* [AIM OF THE TASK] Extract every entry word for word. Skip the pictures.

* [Charts and diagrams as code]
↓
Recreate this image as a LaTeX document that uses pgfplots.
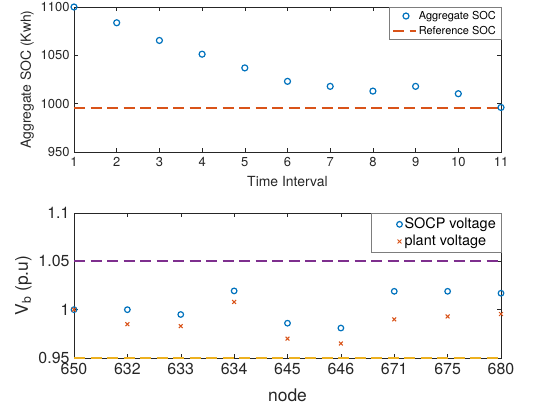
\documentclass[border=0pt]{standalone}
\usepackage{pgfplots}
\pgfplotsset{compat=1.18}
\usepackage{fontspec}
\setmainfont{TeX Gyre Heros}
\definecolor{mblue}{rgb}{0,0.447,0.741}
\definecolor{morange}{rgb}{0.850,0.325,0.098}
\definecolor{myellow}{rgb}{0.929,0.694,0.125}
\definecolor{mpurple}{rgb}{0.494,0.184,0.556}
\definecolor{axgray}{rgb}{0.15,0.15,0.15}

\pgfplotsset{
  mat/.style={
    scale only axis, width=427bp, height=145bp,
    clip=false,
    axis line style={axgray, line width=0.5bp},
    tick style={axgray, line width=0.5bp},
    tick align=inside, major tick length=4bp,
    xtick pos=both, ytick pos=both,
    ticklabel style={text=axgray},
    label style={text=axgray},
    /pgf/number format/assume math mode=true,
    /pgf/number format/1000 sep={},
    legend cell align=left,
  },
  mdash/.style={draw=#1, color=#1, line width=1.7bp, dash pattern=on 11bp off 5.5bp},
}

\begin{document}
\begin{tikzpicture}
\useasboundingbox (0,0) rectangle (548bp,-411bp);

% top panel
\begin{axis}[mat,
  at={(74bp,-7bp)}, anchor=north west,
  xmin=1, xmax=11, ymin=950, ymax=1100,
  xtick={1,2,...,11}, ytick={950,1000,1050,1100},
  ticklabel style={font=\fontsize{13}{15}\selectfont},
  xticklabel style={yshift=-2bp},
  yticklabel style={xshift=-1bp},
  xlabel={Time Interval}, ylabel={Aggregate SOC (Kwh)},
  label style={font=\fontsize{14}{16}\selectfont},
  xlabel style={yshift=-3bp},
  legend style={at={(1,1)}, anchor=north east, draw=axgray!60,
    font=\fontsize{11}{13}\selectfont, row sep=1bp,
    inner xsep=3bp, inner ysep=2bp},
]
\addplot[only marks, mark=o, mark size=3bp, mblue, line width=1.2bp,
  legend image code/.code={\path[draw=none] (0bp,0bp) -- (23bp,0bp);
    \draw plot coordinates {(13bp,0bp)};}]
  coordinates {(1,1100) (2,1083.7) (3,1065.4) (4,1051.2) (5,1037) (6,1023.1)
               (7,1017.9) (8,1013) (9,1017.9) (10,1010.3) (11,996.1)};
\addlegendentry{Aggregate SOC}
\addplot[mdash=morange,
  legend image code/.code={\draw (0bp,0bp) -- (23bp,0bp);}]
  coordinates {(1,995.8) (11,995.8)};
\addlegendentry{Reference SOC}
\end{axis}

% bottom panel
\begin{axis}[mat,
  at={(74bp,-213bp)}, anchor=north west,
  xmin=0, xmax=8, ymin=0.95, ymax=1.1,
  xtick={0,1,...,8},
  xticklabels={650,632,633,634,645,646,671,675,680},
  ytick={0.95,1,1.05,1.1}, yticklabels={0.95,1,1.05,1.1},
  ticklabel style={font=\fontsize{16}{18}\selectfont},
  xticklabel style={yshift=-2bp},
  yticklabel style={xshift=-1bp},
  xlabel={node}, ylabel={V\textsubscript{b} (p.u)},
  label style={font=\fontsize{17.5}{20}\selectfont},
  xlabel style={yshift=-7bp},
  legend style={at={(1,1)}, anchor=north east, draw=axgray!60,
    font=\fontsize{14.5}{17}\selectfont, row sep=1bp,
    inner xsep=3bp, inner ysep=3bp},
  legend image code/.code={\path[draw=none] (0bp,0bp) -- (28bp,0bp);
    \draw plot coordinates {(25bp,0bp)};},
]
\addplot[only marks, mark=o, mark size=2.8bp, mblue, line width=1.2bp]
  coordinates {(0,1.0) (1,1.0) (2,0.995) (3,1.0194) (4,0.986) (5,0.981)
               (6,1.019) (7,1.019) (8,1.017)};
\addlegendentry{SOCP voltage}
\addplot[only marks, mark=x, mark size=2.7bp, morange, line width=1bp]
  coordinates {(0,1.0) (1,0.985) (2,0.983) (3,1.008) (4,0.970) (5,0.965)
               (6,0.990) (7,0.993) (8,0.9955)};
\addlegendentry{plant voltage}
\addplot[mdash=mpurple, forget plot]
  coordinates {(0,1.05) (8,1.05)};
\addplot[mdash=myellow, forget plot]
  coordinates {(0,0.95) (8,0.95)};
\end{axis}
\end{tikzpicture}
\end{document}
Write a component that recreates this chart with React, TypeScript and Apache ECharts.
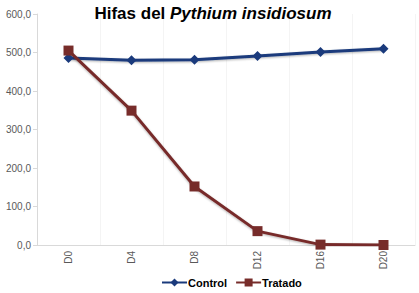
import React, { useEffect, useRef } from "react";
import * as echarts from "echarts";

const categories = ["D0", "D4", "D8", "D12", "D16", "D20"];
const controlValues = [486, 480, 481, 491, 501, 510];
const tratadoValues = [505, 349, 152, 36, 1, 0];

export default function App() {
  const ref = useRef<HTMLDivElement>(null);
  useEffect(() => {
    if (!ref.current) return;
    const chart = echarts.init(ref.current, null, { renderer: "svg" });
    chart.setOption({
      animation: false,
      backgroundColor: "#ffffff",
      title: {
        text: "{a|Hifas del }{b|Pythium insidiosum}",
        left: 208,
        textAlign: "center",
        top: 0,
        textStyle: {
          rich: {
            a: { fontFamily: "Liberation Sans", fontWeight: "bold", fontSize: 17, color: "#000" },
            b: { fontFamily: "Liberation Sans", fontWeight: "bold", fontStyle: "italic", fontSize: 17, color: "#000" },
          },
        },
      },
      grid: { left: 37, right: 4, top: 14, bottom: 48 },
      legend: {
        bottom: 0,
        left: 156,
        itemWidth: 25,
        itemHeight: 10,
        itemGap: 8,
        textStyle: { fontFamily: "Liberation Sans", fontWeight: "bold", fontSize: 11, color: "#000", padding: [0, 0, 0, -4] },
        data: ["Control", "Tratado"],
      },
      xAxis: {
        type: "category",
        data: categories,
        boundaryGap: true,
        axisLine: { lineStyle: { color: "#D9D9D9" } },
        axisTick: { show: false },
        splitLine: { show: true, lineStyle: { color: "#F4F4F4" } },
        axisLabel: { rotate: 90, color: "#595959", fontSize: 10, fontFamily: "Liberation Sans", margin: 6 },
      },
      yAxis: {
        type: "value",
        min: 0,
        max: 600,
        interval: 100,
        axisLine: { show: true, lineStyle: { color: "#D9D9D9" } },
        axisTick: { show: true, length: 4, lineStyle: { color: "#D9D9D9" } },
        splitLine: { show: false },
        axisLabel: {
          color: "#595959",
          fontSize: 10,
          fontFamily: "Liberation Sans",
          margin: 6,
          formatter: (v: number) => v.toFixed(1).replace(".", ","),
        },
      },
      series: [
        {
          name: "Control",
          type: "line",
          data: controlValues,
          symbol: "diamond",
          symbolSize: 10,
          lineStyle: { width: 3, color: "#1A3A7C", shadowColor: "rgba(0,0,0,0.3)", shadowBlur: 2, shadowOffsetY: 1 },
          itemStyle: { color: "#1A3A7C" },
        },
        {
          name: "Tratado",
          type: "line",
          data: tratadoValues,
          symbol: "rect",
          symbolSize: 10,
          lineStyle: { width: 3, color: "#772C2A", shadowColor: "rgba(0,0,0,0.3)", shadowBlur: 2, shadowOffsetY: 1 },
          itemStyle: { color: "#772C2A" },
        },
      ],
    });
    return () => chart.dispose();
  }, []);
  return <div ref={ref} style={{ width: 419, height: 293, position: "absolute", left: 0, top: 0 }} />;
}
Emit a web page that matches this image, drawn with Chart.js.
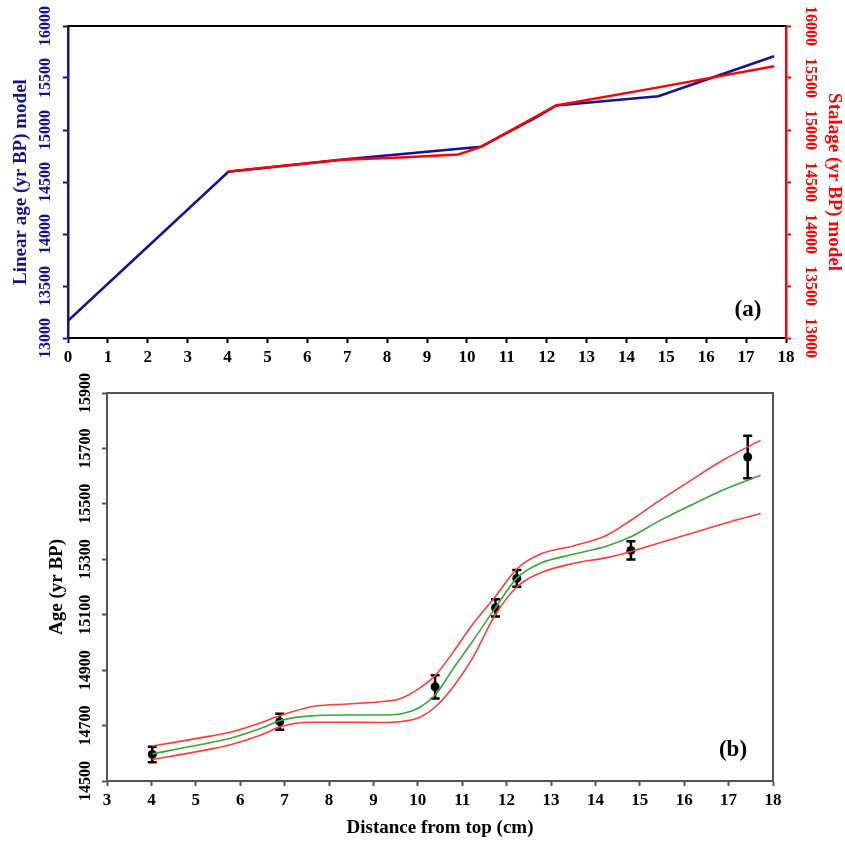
↑
* [EXERCISE ANSWER]
Recreate this image as a LaTeX document that uses pgfplots.
\documentclass[border=0pt]{standalone}
\usepackage{pgfplots}
\pgfplotsset{compat=1.18}
\usepackage{fontspec}
\setmainfont{TeX Gyre Heros}
\definecolor{mblue}{rgb}{0,0.447,0.741}
\definecolor{morange}{rgb}{0.850,0.325,0.098}
\definecolor{myellow}{rgb}{0.929,0.694,0.125}
\definecolor{mpurple}{rgb}{0.494,0.184,0.556}
\definecolor{axgray}{rgb}{0.15,0.15,0.15}

\pgfplotsset{
  mat/.style={
    scale only axis, width=427bp, height=145bp,
    clip=false,
    axis line style={axgray, line width=0.5bp},
    tick style={axgray, line width=0.5bp},
    tick align=inside, major tick length=4bp,
    xtick pos=both, ytick pos=both,
    ticklabel style={text=axgray},
    label style={text=axgray},
    /pgf/number format/assume math mode=true,
    /pgf/number format/1000 sep={},
    legend cell align=left,
  },
  mdash/.style={draw=#1, color=#1, line width=1.7bp, dash pattern=on 11bp off 5.5bp},
}

\begin{document}
\begin{tikzpicture}
\useasboundingbox (0,0) rectangle (548bp,-411bp);

% top panel
\begin{axis}[mat,
  at={(74bp,-7bp)}, anchor=north west,
  xmin=1, xmax=11, ymin=950, ymax=1100,
  xtick={1,2,...,11}, ytick={950,1000,1050,1100},
  ticklabel style={font=\fontsize{13}{15}\selectfont},
  xticklabel style={yshift=-2bp},
  yticklabel style={xshift=-1bp},
  xlabel={Time Interval}, ylabel={Aggregate SOC (Kwh)},
  label style={font=\fontsize{14}{16}\selectfont},
  xlabel style={yshift=-3bp},
  legend style={at={(1,1)}, anchor=north east, draw=axgray!60,
    font=\fontsize{11}{13}\selectfont, row sep=1bp,
    inner xsep=3bp, inner ysep=2bp},
]
\addplot[only marks, mark=o, mark size=3bp, mblue, line width=1.2bp,
  legend image code/.code={\path[draw=none] (0bp,0bp) -- (23bp,0bp);
    \draw plot coordinates {(13bp,0bp)};}]
  coordinates {(1,1100) (2,1083.7) (3,1065.4) (4,1051.2) (5,1037) (6,1023.1)
               (7,1017.9) (8,1013) (9,1017.9) (10,1010.3) (11,996.1)};
\addlegendentry{Aggregate SOC}
\addplot[mdash=morange,
  legend image code/.code={\draw (0bp,0bp) -- (23bp,0bp);}]
  coordinates {(1,995.8) (11,995.8)};
\addlegendentry{Reference SOC}
\end{axis}

% bottom panel
\begin{axis}[mat,
  at={(74bp,-213bp)}, anchor=north west,
  xmin=0, xmax=8, ymin=0.95, ymax=1.1,
  xtick={0,1,...,8},
  xticklabels={650,632,633,634,645,646,671,675,680},
  ytick={0.95,1,1.05,1.1}, yticklabels={0.95,1,1.05,1.1},
  ticklabel style={font=\fontsize{16}{18}\selectfont},
  xticklabel style={yshift=-2bp},
  yticklabel style={xshift=-1bp},
  xlabel={node}, ylabel={V\textsubscript{b} (p.u)},
  label style={font=\fontsize{17.5}{20}\selectfont},
  xlabel style={yshift=-7bp},
  legend style={at={(1,1)}, anchor=north east, draw=axgray!60,
    font=\fontsize{14.5}{17}\selectfont, row sep=1bp,
    inner xsep=3bp, inner ysep=3bp},
  legend image code/.code={\path[draw=none] (0bp,0bp) -- (28bp,0bp);
    \draw plot coordinates {(25bp,0bp)};},
]
\addplot[only marks, mark=o, mark size=2.8bp, mblue, line width=1.2bp]
  coordinates {(0,1.0) (1,1.0) (2,0.995) (3,1.0194) (4,0.986) (5,0.981)
               (6,1.019) (7,1.019) (8,1.017)};
\addlegendentry{SOCP voltage}
\addplot[only marks, mark=x, mark size=2.7bp, morange, line width=1bp]
  coordinates {(0,1.0) (1,0.985) (2,0.983) (3,1.008) (4,0.970) (5,0.965)
               (6,0.990) (7,0.993) (8,0.9955)};
\addlegendentry{plant voltage}
\addplot[mdash=mpurple, forget plot]
  coordinates {(0,1.05) (8,1.05)};
\addplot[mdash=myellow, forget plot]
  coordinates {(0,0.95) (8,0.95)};
\end{axis}
\end{tikzpicture}
\end{document}
Write a component that recreates this chart with React, TypeScript and Apache ECharts.
import React, { useEffect, useRef } from "react";
import * as echarts from "echarts";

const categories = ["D0", "D4", "D8", "D12", "D16", "D20"];
const controlValues = [486, 480, 481, 491, 501, 510];
const tratadoValues = [505, 349, 152, 36, 1, 0];

export default function App() {
  const ref = useRef<HTMLDivElement>(null);
  useEffect(() => {
    if (!ref.current) return;
    const chart = echarts.init(ref.current, null, { renderer: "svg" });
    chart.setOption({
      animation: false,
      backgroundColor: "#ffffff",
      title: {
        text: "{a|Hifas del }{b|Pythium insidiosum}",
        left: 208,
        textAlign: "center",
        top: 0,
        textStyle: {
          rich: {
            a: { fontFamily: "Liberation Sans", fontWeight: "bold", fontSize: 17, color: "#000" },
            b: { fontFamily: "Liberation Sans", fontWeight: "bold", fontStyle: "italic", fontSize: 17, color: "#000" },
          },
        },
      },
      grid: { left: 37, right: 4, top: 14, bottom: 48 },
      legend: {
        bottom: 0,
        left: 156,
        itemWidth: 25,
        itemHeight: 10,
        itemGap: 8,
        textStyle: { fontFamily: "Liberation Sans", fontWeight: "bold", fontSize: 11, color: "#000", padding: [0, 0, 0, -4] },
        data: ["Control", "Tratado"],
      },
      xAxis: {
        type: "category",
        data: categories,
        boundaryGap: true,
        axisLine: { lineStyle: { color: "#D9D9D9" } },
        axisTick: { show: false },
        splitLine: { show: true, lineStyle: { color: "#F4F4F4" } },
        axisLabel: { rotate: 90, color: "#595959", fontSize: 10, fontFamily: "Liberation Sans", margin: 6 },
      },
      yAxis: {
        type: "value",
        min: 0,
        max: 600,
        interval: 100,
        axisLine: { show: true, lineStyle: { color: "#D9D9D9" } },
        axisTick: { show: true, length: 4, lineStyle: { color: "#D9D9D9" } },
        splitLine: { show: false },
        axisLabel: {
          color: "#595959",
          fontSize: 10,
          fontFamily: "Liberation Sans",
          margin: 6,
          formatter: (v: number) => v.toFixed(1).replace(".", ","),
        },
      },
      series: [
        {
          name: "Control",
          type: "line",
          data: controlValues,
          symbol: "diamond",
          symbolSize: 10,
          lineStyle: { width: 3, color: "#1A3A7C", shadowColor: "rgba(0,0,0,0.3)", shadowBlur: 2, shadowOffsetY: 1 },
          itemStyle: { color: "#1A3A7C" },
        },
        {
          name: "Tratado",
          type: "line",
          data: tratadoValues,
          symbol: "rect",
          symbolSize: 10,
          lineStyle: { width: 3, color: "#772C2A", shadowColor: "rgba(0,0,0,0.3)", shadowBlur: 2, shadowOffsetY: 1 },
          itemStyle: { color: "#772C2A" },
        },
      ],
    });
    return () => chart.dispose();
  }, []);
  return <div ref={ref} style={{ width: 419, height: 293, position: "absolute", left: 0, top: 0 }} />;
}
Emit a web page that matches this image, drawn with Chart.js.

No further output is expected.